At the time, sanctions were tried against Fascism too. They were the chief weapon of the good old League of Nations. That was the plan: sanction aggressors. So they sanctioned Mussolini as soon as he invaded Ethiopia.
It did not even slow him down. But it did prompt him to enter an alliance with Hitler.
They did not try it again. They had learned their lesson. Sanctions are counter-productive.
Someone once said generals are always perfectly prepared to fight the last war. They also generally forget all the lessons of the war before that.
Even if sanctions work, they harm the innocent, and rarely reduce the threat; but it is almost impossible to get sanctions to work. You need international unanimity. One or two well-positioned countries ignore the sanctions, and they are worse than meaningless; they only harm you, but not the target country.
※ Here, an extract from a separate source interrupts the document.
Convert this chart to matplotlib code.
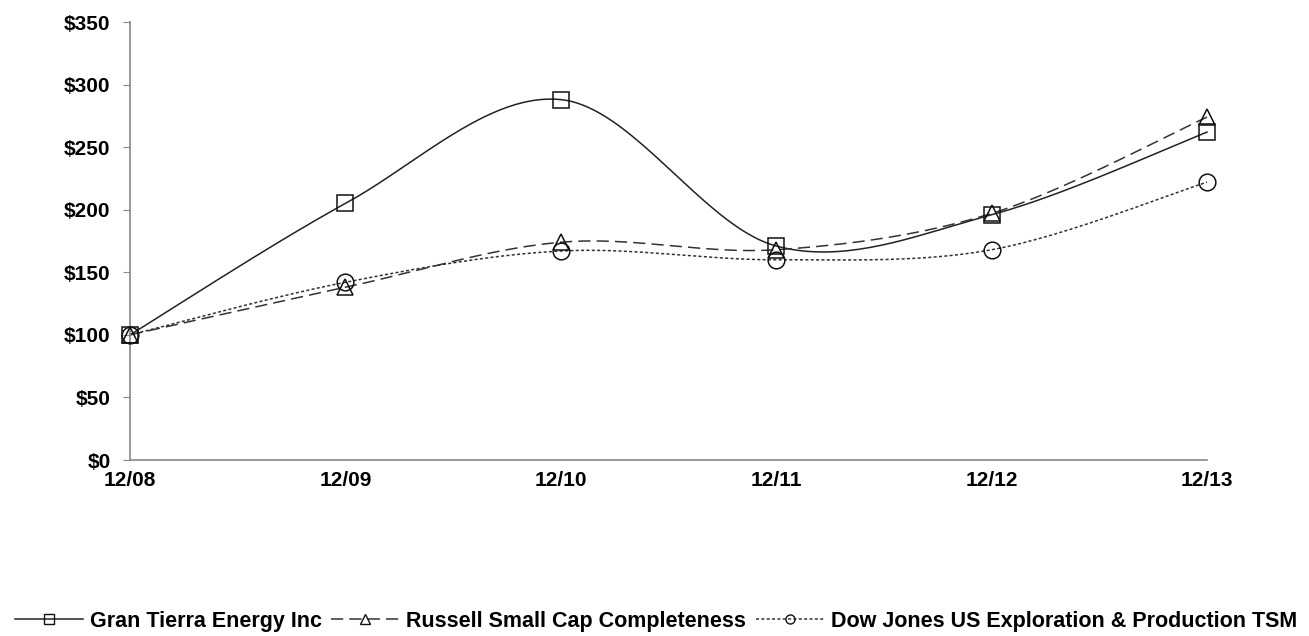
import numpy as np
import matplotlib.pyplot as plt
from matplotlib.ticker import FuncFormatter

periods = ["12/08", "12/09", "12/10", "12/11", "12/12", "12/13"]
gran_tierra = [100, 205, 288, 171, 196, 262]
russell = [100, 138, 174, 168, 197, 274]
dow_jones = [100, 142, 167, 160, 168, 222]

names = ["Gran Tierra Energy Inc", "Russell Small Cap Completeness",
         "Dow Jones US Exploration & Production TSM"]


def smooth(xs, ys, n=40):
    # bezier curve through the points, the way spreadsheet "smoothed lines" look
    xs = np.asarray(xs, float)
    ys = np.asarray(ys, float)
    px = np.concatenate([[xs[0]], xs, [xs[-1]]])
    py = np.concatenate([[ys[0]], ys, [ys[-1]]])
    outx, outy = [], []
    t = np.linspace(0, 1, n)
    for i in range(1, len(px) - 2):
        p0 = np.array([px[i], py[i]])
        p3 = np.array([px[i + 1], py[i + 1]])
        c1 = p0 + (np.array([px[i + 1], py[i + 1]]) - np.array([px[i - 1], py[i - 1]])) / 6
        c2 = p3 - (np.array([px[i + 2], py[i + 2]]) - np.array([px[i], py[i]])) / 6
        b = ((1 - t) ** 3)[:, None] * p0 + (3 * (1 - t) ** 2 * t)[:, None] * c1 \
            + (3 * (1 - t) * t ** 2)[:, None] * c2 + (t ** 3)[:, None] * p3
        outx.extend(b[:, 0])
        outy.extend(b[:, 1])
    return np.array(outx), np.array(outy)


plt.rcParams['font.family'] = ['Liberation Sans', 'DejaVu Sans']
plt.rcParams['font.weight'] = 'bold'

fig = plt.figure(figsize=(13.09, 6.36), dpi=100)
ax = fig.add_axes([130 / 1309, 176 / 636, (1207 - 130) / 1309, (614 - 176) / 636])

x = np.arange(len(periods))
styles = [
    (gran_tierra, '-', 's', '#222222', 12),
    (russell, (0, (8, 4)), '^', '#333333', 11),
    (dow_jones, (0, (2, 1.5)), 'o', '#333333', 12),
]
handles = []
for (vals, ls, mk, col, ms), name in zip(styles, names):
    sx, sy = smooth(x, vals)
    ax.plot(sx, sy, linestyle=ls, color=col, lw=1.1, zorder=2)
    ax.plot(x, vals, linestyle='none', marker=mk, ms=ms, mfc='none',
            mec='#111111', mew=1.1, zorder=3)
    h, = ax.plot([], [], linestyle=ls, color=col, lw=1.1, marker=mk, ms=6.5,
                 mfc='none', mec='#111111', mew=1.0)
    handles.append(h)

ax.set_xlim(0, len(periods) - 1)
ax.set_ylim(0, 350)
ax.set_yticks(range(0, 351, 50))
ax.yaxis.set_major_formatter(FuncFormatter(lambda v, p: f"${v:.0f}"))
ax.set_xticks(x)
ax.set_xticklabels(periods)
ax.tick_params(axis='y', length=5, color='#888888', labelsize=15, pad=9)
ax.tick_params(axis='x', length=0, labelsize=15, pad=8)
for s in ['top', 'right']:
    ax.spines[s].set_visible(False)
for s in ['left', 'bottom']:
    ax.spines[s].set_color('#888888')
    ax.spines[s].set_linewidth(1.2)
for ln in ax.lines:
    ln.set_clip_on(False)

fig.legend(handles=handles, labels=names, loc='center', bbox_to_anchor=(656 / 1309, 15 / 636),
           ncol=3, frameon=False, fontsize=15.5, handlelength=3.15, columnspacing=0.45,
           handletextpad=0.33, borderaxespad=0, borderpad=0)

plt.savefig('out.png', dpi=100)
Plus, there is every incentive for someone to break the sanctions: any country doing so profits massively.
Given human nature, how often are sanctions likely to work?
Roughly never.
In Christian morality, there is a presumption against war, and war must be a last resort. But that is far from saying all war is immoral.
There were, you may recall, orders of Christian warrior monks whose charism included the obligation to fight: the Knights Templar, the Knights of St. John of Malta, the Lazars, the Teutonic Knights, the Knights of Santiago. There are similar Buddhist orders: the oriental martial arts began as religious practice, and are still headquartered in the head temple of world Zen Buddhism: Shaolin. Monasteries in Japan and Korea traditionally have fighting monks charged with defending the temple, the religion, and, if need be, the nation.
When, in the New Testament, Jesus was called upon to criticize soldiers, he did not. Soldiery is an honourable profession. He said only, “soldiers, be content with your wages.” The New Testament, and Jesus, give a Roman officer, a centurion, as the model of proper piety. Catholics quote him every week at mass.
Hinduism is even more explicit. The main message of the Bhagavad Gita, in practice Hinduism’s central scripture, is the duty to go to war.
We do not like war; nobody likes war. War is very unpleasant thing for all involved. As a consequence, it is too easy to scapegoat it and those who, for moral reasons, do or must pursue it.Christianity, Judaism, Islam, Confucianism, Buddhism, Sikhism, Hinduism, all have explicit doctrines of the “holy war,” of a war that is not just permissible, but a moral obligation.